Richard's parents, Jan and Maria, were veterans of the Polish Army. During the Second World War, Maria was interned, and for both of them life was insufferable.

For Richard, this heritage would infuse his life. He felt that ethnicity influenced everything and everyone.

When peace came, the Osickis settled in England. They would eventually move to Montreal, where Richard graduated in philosophy and political science from the University of Montreal. Years later, when he had embraced Catholicism, the religion of his childhood, he added a masters of theology from Dayton University in Ohio.

Richard had three passions: communications, religion and teaching. He started his career as a radio documentary maker in Montreal and became, at 28, executive producer of the CBC program Identities. It was the early 1970s, the heyday of "multiculturalism." The show was about the struggles, triumphs and politics of being a Canadian from somewhere else.

No Easter eggs or folk dancing for Richard. Stories were diverse: a Hungarian woman's Montreal hair salon, an exploration of Swedish sexuality as it translated to Canadian life, an international accordion festival, and conversations with Josef Skvorecky and Henry Morgentaler.

Richard challenged everybody and everything. He loved to argue. He would encourage this quality in his journalism and religion students, suggesting they "try very hard to break through what is considered by those around you to be true or valuable."

One uncompleted project was a TV documentary about residential schools from the perspective of those whose lives were enriched by them and the teaching nuns who were broken-hearted by the vilification of their life's work.

Richard loved beautiful women, and married three. During the Identities era he wed Bernadette, an elegant and artistic Montrealer.
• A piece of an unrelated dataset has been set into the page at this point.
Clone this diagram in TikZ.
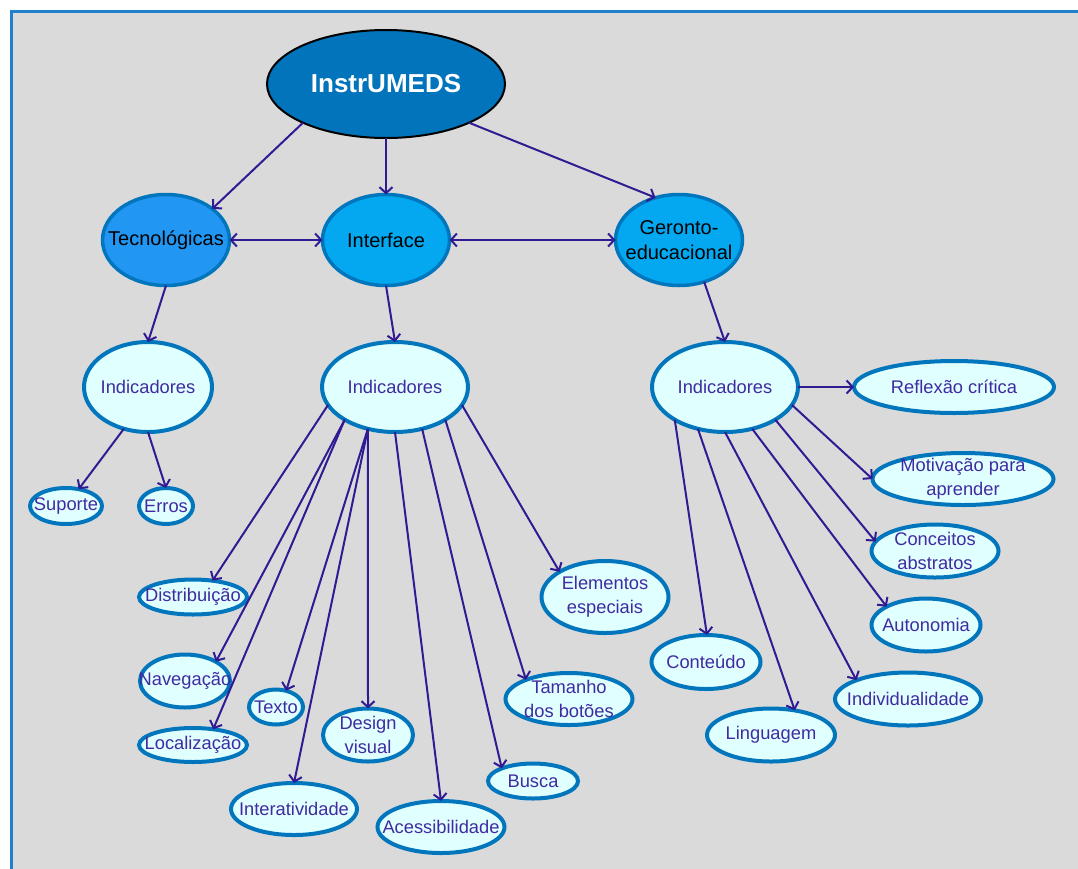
\documentclass[tikz,border=0pt]{standalone}
\usepackage{fontspec}
\setmainfont{Liberation Sans}
\usetikzlibrary{shapes.geometric,arrows.meta}

\definecolor{pageGray}{RGB}{218,218,218}
\definecolor{frameBlue}{RGB}{33,128,205}
\definecolor{rootFill}{RGB}{1,116,188}
\definecolor{tecFill}{RGB}{33,150,243}
\definecolor{catFill}{RGB}{3,168,240}
\definecolor{ovalLine}{RGB}{2,118,188}
\definecolor{leafFill}{RGB}{224,255,255}
\definecolor{leafText}{RGB}{66,42,160}
\definecolor{linkColor}{RGB}{49,27,146}

\begin{document}
\begin{tikzpicture}[x=1pt,y=-1pt,
  oval/.style={ellipse, draw=ovalLine, line width=4pt, fill=leafFill,
    inner sep=0pt, outer sep=0pt},
  sz/.style 2 args={minimum width=#1pt, minimum height=#2pt},
  lbl/.style={font=\fontsize{18.3}{24}\selectfont, text=leafText,
    align=center, inner sep=0pt},
  catlbl/.style={font=\fontsize{20}{25.5}\selectfont, text=black,
    align=center, inner sep=0pt},
  txt/.style={label={[lbl]center:#1}},
  cattxt/.style={label={[catlbl]center:#1}},
  cat/.style={oval, line width=3.5pt, fill=catFill},
  link/.style={draw=linkColor, line width=2pt,
    -{Straight Barb[length=6pt,width=13pt]}},
  both/.style={draw=linkColor, line width=2pt,
    {Straight Barb[length=6pt,width=13pt]}-{Straight Barb[length=6pt,width=13pt]}}
]
\useasboundingbox (0,0) rectangle (1078,868);
\clip (0,0) rectangle (1078,868);
\fill[white] (0,0) rectangle (1078,868);
\draw[frameBlue, line width=3pt, fill=pageGray] (11,11) rectangle (1100,890);

% top level
\node[ellipse, draw=black, line width=2pt, fill=rootFill, inner sep=0pt,
  outer sep=0pt, sz={238}{108},
  label={[font=\fontsize{26}{30}\selectfont\bfseries, text=white, inner sep=0pt]center:InstrUMEDS}]
  (root) at (386,84) {};

% categories
\node[cat, fill=tecFill, sz={127}{91}, cattxt=Tecnológicas] (tec) at (166,240) {};
\node[cat, sz={127}{91}, cattxt=Interface] (iface) at (386,240) {};
\node[cat, sz={127}{91}, cattxt={Geronto-\\educacional}] (ger) at (679,240) {};

% indicator groups
\node[oval, sz={128}{90}, txt=Indicadores] (ind1) at (148,387) {};
\node[oval, sz={146}{90}, txt=Indicadores] (ind2) at (395,387) {};
\node[oval, sz={146}{90}, txt=Indicadores] (ind3) at (725,387) {};

% technological indicators
\node[oval, sz={72}{36}, txt=Suporte] (sup) at (66,506) {};
\node[oval, sz={54}{36}, txt=Erros] (err) at (166,506) {};

% interface indicators
\node[oval, sz={108}{35}, txt=Distribuição] (dist) at (193,597) {};
\node[oval, sz={90}{53}, txt=Navegação] (nav) at (185,681) {};
\node[oval, sz={108}{34}, txt=Localização] (loc) at (193,745) {};
\node[oval, sz={54}{35}, txt=Texto] (tex) at (276,707) {};
\node[oval, sz={126}{52}, txt=Interatividade] (inter) at (294,809) {};
\node[oval, sz={90}{53}, txt={Design\\visual}] (des) at (368,735) {};
\node[oval, sz={127}{52}, txt=Acessibilidade] (acc) at (441,827) {};
\node[oval, sz={90}{35}, txt=Busca] (bus) at (533,781) {};
\node[oval, sz={127}{52}, txt={Tamanho\\dos botões}] (tam) at (569,699) {};
\node[oval, sz={127}{72}, txt={Elementos\\especiais}] (ele) at (605,597) {};

% geronto-educational indicators
\node[oval, sz={200}{52}, txt=Reflexão crítica] (ref) at (954,387) {};
\node[oval, sz={181}{52}, txt={Motivação para\\aprender}] (mot) at (963,479) {};
\node[oval, sz={127}{53}, txt={Conceitos\\abstratos}] (con) at (935,551) {};
\node[oval, sz={109}{53}, txt=Autonomia] (aut) at (926,625) {};
\node[oval, sz={109}{54}, txt=Conteúdo] (cont) at (706,662) {};
\node[oval, sz={128}{53}, txt=Linguagem] (lin) at (771,735) {};
\node[oval, sz={146}{53}, txt=Individualidade] (indv) at (908,699) {};

% links from the root
\draw[link] (root.205.2) -- (tec.34.8);
\draw[link] (root.south) -- (iface.north);
\draw[link] (root.-25.5) -- (ger.119.7);
\draw[both] (tec.east) -- (iface.west);
\draw[both] (iface.east) -- (ger.west);

% categories to indicator groups
\draw[link] (tec.south) -- (ind1.north);
\draw[link] (iface.south) -- (ind2.north);
\draw[link] (ger.-59.8) -- (ind3.north);

% technological
\draw[link] (ind1.240) -- (sup.53);
\draw[link] (ind1.south) -- (err.north);

% interface
\draw[link] (ind2.195) -- (dist.40);
\draw[link] (ind2.213) -- (nav.32);
\draw[link] (ind2.213) -- (loc.38);
\draw[link] (ind2.237) -- (tex.58);
\draw[link] (ind2.237) -- (inter.north);
\draw[link] (ind2.237) -- (des.north);
\draw[link] (ind2.south) -- (acc.north);
\draw[link] (ind2.303) -- (bus.158);
\draw[link] (ind2.327) -- (tam.156);
\draw[link] (ind2.345) -- (ele.151);

% geronto-educational
\draw[link] (ind3.east) -- (ref.west);
\draw[link] (ind3.345) -- (mot.west);
\draw[link] (ind3.327) -- (con.171);
\draw[link] (ind3.303) -- (aut.155);
\draw[link] (ind3.south) -- (indv.160);
\draw[link] (ind3.237) -- (lin.46);
\draw[link] (ind3.213) -- (cont.88);
\end{tikzpicture}
\end{document}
Later he married Basia, the daughter of Polish friends of his parents. With Basia he adopted Tobi (Tobiasz) and they moved to Winnipeg in the mid-1990s. There, his spirituality turned to religion and he became spokesman for the Catholic Archdiocese of Winnipeg and taught at St. Paul's College at the University of Manitoba, as well as universities and colleges across North America.
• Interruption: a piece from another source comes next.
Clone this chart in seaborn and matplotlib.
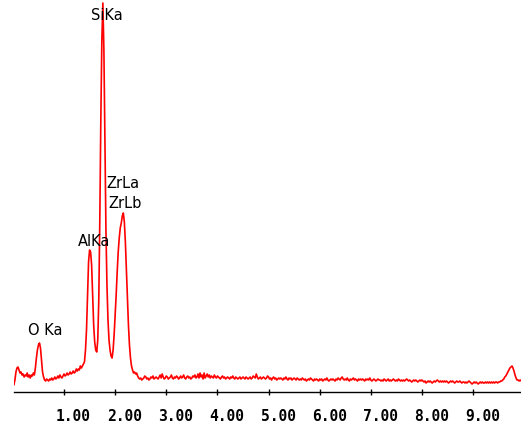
import numpy as np
import pandas as pd
import matplotlib
matplotlib.use("Agg")
import matplotlib.pyplot as plt
import matplotlib.transforms as mtransforms
import seaborn as sns

# EDS spectrum: counts per 20 eV channel, starting at 0.02 keV
channel_width_kev = 0.02
counts = [
    70, 120, 200, 240, 250, 220, 190, 200, 170, 180, 150, 170, 160, 190, 150, 170, 140, 170, 160, 190,
    170, 240, 340, 420, 470, 490, 440, 320, 200, 150, 120, 110, 130, 120, 110, 130, 120, 140, 120, 130,
    150, 130, 140, 160, 140, 170, 150, 140, 160, 180, 160, 170, 190, 170, 180, 200, 180, 190, 210, 190,
    200, 230, 210, 230, 220, 260, 240, 260, 280, 300, 420, 620, 970, 1300, 1420, 1400, 1270, 970, 670, 500,
    420, 400, 520, 920, 1720, 2720, 3520, 3890, 3420, 2520, 1620, 1070, 720, 520, 420, 360, 340, 420, 570, 770,
    970, 1200, 1400, 1540, 1640, 1690, 1760, 1790, 1700, 1500, 1220, 920, 670, 470, 340, 260, 220, 190, 200, 180,
    190, 160, 140, 130, 140, 120, 130, 140, 160, 150, 130, 140, 120, 130, 150, 140, 160, 130, 140, 150,
    140, 130, 150, 170, 140, 180, 150, 130, 140, 160, 150, 130, 140, 150, 170, 140, 130, 150, 140, 160,
    150, 130, 140, 160, 140, 150, 170, 140, 130, 150, 160, 140, 150, 130, 140, 160, 150, 170, 140, 150,
    180, 140, 190, 150, 170, 130, 190, 140, 160, 180, 150, 170, 140, 160, 150, 140, 170, 150, 140, 160,
    150, 140, 130, 150, 160, 140, 150, 130, 140, 150, 140, 130, 150, 140, 160, 140, 130, 150, 140, 130,
    140, 150, 130, 140, 150, 140, 130, 150, 140, 130, 140, 150, 130, 140, 160, 150, 140, 180, 150, 130,
    140, 150, 130, 140, 150, 140, 130, 140, 160, 150, 130, 140, 120, 140, 150, 130, 140, 120, 130, 140,
    130, 140, 130, 120, 140, 130, 150, 130, 120, 140, 130, 140, 120, 130, 140, 130, 120, 140, 130, 120,
    130, 120, 140, 130, 120, 130, 110, 120, 130, 120, 140, 130, 120, 110, 130, 120, 130, 120, 110, 130,
    120, 130, 110, 120, 130, 120, 140, 120, 110, 120, 130, 120, 130, 120, 110, 130, 120, 140, 130, 120,
    140, 150, 130, 120, 130, 120, 140, 120, 110, 130, 120, 130, 140, 120, 130, 120, 110, 130, 120, 130,
    120, 130, 120, 110, 130, 120, 130, 120, 140, 120, 110, 120, 130, 120, 110, 120, 130, 120, 120, 110,
    120, 110, 130, 120, 110, 120, 130, 110, 120, 110, 120, 130, 120, 110, 120, 110, 130, 120, 110, 120,
    110, 120, 110, 120, 130, 120, 110, 120, 110, 100, 110, 120, 110, 120, 110, 100, 110, 120, 110, 120,
    110, 100, 110, 90, 100, 110, 100, 110, 100, 90, 100, 110, 100, 110, 120, 110, 100, 110, 100, 110,
    100, 110, 100, 110, 100, 90, 100, 110, 100, 110, 100, 90, 100, 110, 100, 100, 110, 100, 90, 100,
    100, 90, 100, 90, 100, 110, 100, 90, 80, 90, 100, 90, 100, 90, 80, 90, 100, 90, 100, 90,
    90, 100, 90, 100, 90, 100, 90, 100, 90, 100, 90, 100, 100, 90, 100, 100, 110, 110, 120, 130,
    150, 160, 180, 200, 220, 240, 250, 260, 240, 210, 170, 140, 120, 120, 110, 120, 110,
]
energy_kev = np.arange(1, len(counts) + 1) * channel_width_kev

# Peak identifications
peak_labels = ["O Ka", "AlKa", "SiKa", "ZrLa", "ZrLb"]
label_energy = [0.628, 1.595, 1.84, 2.155, 2.20]
label_counts = [620, 1510, 3770, 2090, 1890]

tick_values = [1, 2, 3, 4, 5, 6, 7, 8, 9]
tick_labels = ["1.00", "2.00", "3.00", "4.00", "5.00", "6.00", "7.00", "8.00", "9.00"]

sns.set_style("white")

fig = plt.figure(figsize=(5.21, 4.23), dpi=100)
ax = fig.add_axes([14 / 521, 31 / 423, 507 / 521, 392 / 423])

df = pd.DataFrame({"Energy (keV)": energy_kev, "Counts": counts})
sns.lineplot(data=df, x="Energy (keV)", y="Counts", ax=ax,
             color="#ff0000", linewidth=1.2, estimator=None)

ax.set_xlim(0.022, 9.937)
ax.set_ylim(0, 3920)

for side in ["top", "right", "left"]:
    ax.spines[side].set_visible(False)
ax.spines["bottom"].set_color("black")
ax.spines["bottom"].set_linewidth(1.0)

ax.set_yticks([])
ax.set_xticks(tick_values)
ax.set_xticklabels(tick_labels, fontfamily="DejaVu Sans Mono",
                   fontweight="bold", fontsize=10.5)
ax.tick_params(axis="x", bottom=True, direction="inout", length=4.0, width=1.0,
               color="black", pad=10.0, labelcolor="black")
shift = mtransforms.ScaledTranslation(9.5 / 100, 0, fig.dpi_scale_trans)
for lab in ax.get_xticklabels():
    lab.set_transform(lab.get_transform() + shift)

ax.set_xlabel("")
ax.set_ylabel("")

for text, e, c in zip(peak_labels, label_energy, label_counts):
    ax.text(e, c, text, ha="center", va="center", fontsize=10.5,
            family="DejaVu Sans", color="black")

fig.savefig("out.png", dpi=100)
The earlier marriages ended. But just four years before he died, he fell in love and married Dionisia, an ex-nun from the Philippines. They planned a future filled with ideas and projects based on Catholic faith.

Richard's faith was hard-won. He was filled with questions until the moment of his death. He had become obsessed with the communication of faith and didn't think churches and media did it well. He was inspired by Marshall McLuhan, who grew up in Winnipeg and was a devout Catholic, and felt there were lessons to be learned from McLuhan about how intellect and faith nurture each other.

He started the Marshall McLuhan Initiative five years ago. Working with St. Paul's College, he hoped to establish a formal process for the study of how and why people communicate faith. The Marshall McLuhan Initiative lives on.

Patsy Pehleman was Richard's friend and colleague.